Michael Phelps may have solidified himself as the single most dominant Olympic athlete ever. With 28 medals, 23 of them gold, he is certainly the most decorated Olympian of all-time. What I will remember most about Phelps is that he made me interested in a sport I would otherwise have no interest in watching.
Starting with the 2004 Summer Olympics in Athens and ending with the 2016 games in Rio De Janeiro, when Phelps was set to hit the pool, I had to be by a television to watch. His dominance in a sport that takes the ultimate conditioning and dedication is something that amazed me and polarized the sport of swimming.
And of course Usain Bolt! The athlete who has been known as the fastest man in the world since 2008. He has absolutely owned the sport of track & field as a sprinter, winning gold medals in the 100m and 200m, as well as the 4x100 relay with his Jamaican teammates in every Olympics since 2008. The meme-friendly photo of Bolt in the 100m final cruising past competitors while wearing a smile as wide as Broadway Avenue will forever be implanted in my all-time sports memory bank.
It feels almost unfair to see great athletes, those who are considered the other best in the world, struggle and put their all into a race, while one man beats them all and makes it look rather easy. Only Carl Lewis, who has nine Olympic gold medals in track & field, is comparable in the sport.
Bolt, who can win Olympic gold medal number nine with a win in the 4x100 relay in Rio, is already considered by many the greatest Olympian ever. If he can secure that win, along with the fact that it would leave him undefeated in Olympic competition, would only bolster his claim as the greatest. What impresses me most about Bolt is not the fact that he is just faster than anyone, but the fact that he does it with so much joy. He feels no pressure.

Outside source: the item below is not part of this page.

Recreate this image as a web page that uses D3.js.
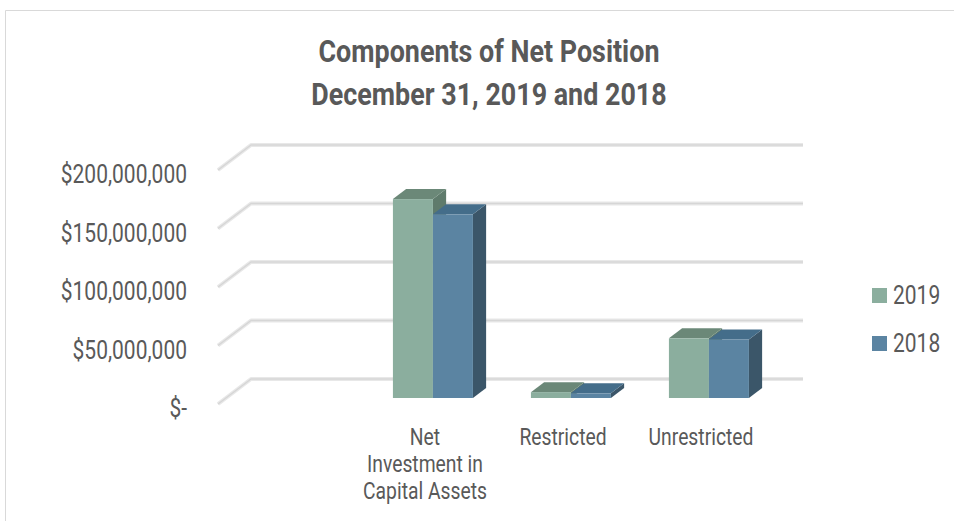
<!DOCTYPE html>
<html>
<head>
<meta charset="utf-8">
<script src="https://cdn.jsdelivr.net/npm/d3@7"></script>
<style>
  html, body { margin: 0; padding: 0; background: #fff; }
  svg { display: block; }
  text { font-family: "Roboto", "Liberation Sans", sans-serif; fill: #595959; }
</style>
</head>
<body>
<svg id="chart" width="954" height="521"></svg>
<script>
// Net position components, in dollars
const categories = ["", "Net Investment in Capital Assets", "Restricted", "Unrestricted"];
const categoryLines = [[], ["Net", "Investment in", "Capital Assets"], ["Restricted"], ["Unrestricted"]];
const seriesNames = ["2019", "2018"];
const values2019 = [null, 170000000, 5000000, 51000000];
const values2018 = [null, 157000000, 4000000, 50000000];
const tickValues = [0, 50000000, 100000000, 150000000, 200000000];
const tickLabels = ["$-", "$50,000,000", "$100,000,000", "$150,000,000", "$200,000,000"];

const colors = {
  "2019": { front: "#8bae9e", top: "#6b8878", side: "#5f7b6c" },
  "2018": { front: "#5b84a2", top: "#446d8a", side: "#3b5669" }
};

const svg = d3.select("#chart");

// narrow type: text squeezed horizontally around its anchor point
const NARROW = 0.84;
function label(parent, x, y, str, size, anchor, weight) {
  const g = parent.append("g").attr("transform", `translate(${x},${y}) scale(${NARROW},1)`);
  g.append("text").attr("x", 0).attr("y", 0)
    .attr("text-anchor", anchor || "start")
    .style("font-size", size + "px")
    .style("font-weight", weight || "normal")
    .text(str);
  return g;
}

// chart frame
svg.append("path")
  .attr("d", "M5.5,521 L5.5,10.5 L954,10.5")
  .attr("fill", "none").attr("stroke", "#d9d9d9").attr("stroke-width", 1);

// title
label(svg, 489, 62, "Components of Net Position", 32, "middle", "bold");
label(svg, 489, 105, "December 31, 2019 and 2018", 32, "middle", "bold");

// oblique 3D projection: front floor plane and depth offset
const depthX = 33, depthY = -25;
const depth = f => [depthX * f, depthY * f];

const x = d3.scaleBand().domain(categories).range([218, 770]).paddingInner(0).paddingOuter(0);
const xs = d3.scaleBand().domain(seriesNames).range([0, 80]);
const y = d3.scaleLinear().domain([0, 200000000]).range([404, 170]);

// gridlines: floor diagonal + back wall
const [bx, by] = depth(1);
const grid = svg.append("g");
tickValues.forEach(v => {
  const yy = y(v);
  const p = `M${x.range()[0]},${yy} L${x.range()[0] + bx},${yy + by} L${x.range()[1] + bx},${yy + by}`;
  grid.append("path").attr("d", p).attr("fill", "none")
    .attr("stroke", "#e8e8e8").attr("stroke-width", 4).attr("stroke-linejoin", "round");
  grid.append("path").attr("d", p).attr("fill", "none")
    .attr("stroke", "#d6d6d6").attr("stroke-width", 1.5).attr("stroke-linejoin", "round");
});

// y axis labels
const yAxis = svg.append("g");
tickValues.forEach((v, i) => label(yAxis, 187, y(v) + 13, tickLabels[i], 25, "end"));

// bars sit between these depth fractions
const f0 = 0.24, f1 = 0.64;
const [ox, oy] = depth(f0);
const [ex, ey] = depth(f1);
const ddx = ex - ox, ddy = ey - oy;

const seriesValues = { "2019": values2019, "2018": values2018 };
const bars = svg.append("g");
categories.forEach((c, ci) => {
  seriesNames.forEach(s => {
    const v = seriesValues[s][ci];
    if (v == null) return;
    const x0 = x(c) + (x.bandwidth() - 80) / 2 + xs(s) + ox;
    const x1 = x0 + xs.bandwidth();
    const yt = y(v) + oy, yb = y(0) + oy;
    const col = colors[s];
    const g = bars.append("g");
    g.append("path")
      .attr("d", `M${x1},${yt} L${x1 + ddx},${yt + ddy} L${x1 + ddx},${yb + ddy} L${x1},${yb} Z`)
      .attr("fill", col.side);
    g.append("path")
      .attr("d", `M${x0},${yt} L${x1},${yt} L${x1 + ddx},${yt + ddy} L${x0 + ddx},${yt + ddy} Z`)
      .attr("fill", col.top);
    g.append("rect")
      .attr("x", x0).attr("y", yt).attr("width", x1 - x0).attr("height", yb - yt)
      .attr("fill", col.front);
  });
});

// category labels
const cat = svg.append("g");
categories.forEach((c, ci) => {
  categoryLines[ci].forEach((line, li) => {
    label(cat, x(c) + x.bandwidth() / 2, 445 + li * 27, line, 23, "middle");
  });
});

// legend
const legend = svg.append("g");
seriesNames.forEach((s, i) => {
  const ly = 295 + i * 48;
  legend.append("rect").attr("x", 872).attr("y", ly - 7).attr("width", 15).attr("height", 15)
    .attr("fill", colors[s].front);
  label(legend, 893, ly + 9, s, 25, "start");
});
</script>
</body>
</html>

Simone Biles lived up to all of the pre-Olympic hype with her performance in gymnastics overall. She won five medals in all (four of them gold) in Rio and will always be remembered for her dominant showing in the vault as well as the floor exercise. She is also considered by many the greatest of all-time in her sport. If it wasn't for a small mistake on the balance beam, she could have very well became the first gymnast to win five gold medals at one Summer Olympics.
Those are three athletes that, when it is all said and done, could be considered the greatest in their respective sport and they all happened to be competing in the same Olympic Games. As a sports fan those are the kinds of things you try not to take for granted as we may never see it again.
Then you have Kerri Walsh Jennings, who fell short of a unprecedented 4th gold medal in women's beach volleyball, but may have gained even more respect in the fact that she was still able to play at such a high level. She won gold in Athens in 2004 with former teammate Misty May-Treanor (where she didn't lose a single set), and every four years after that until these Rio games. The tandem are considered the greatest women's beach volleyball team ever and one can argue that they were as dominant as any team in Olympic history.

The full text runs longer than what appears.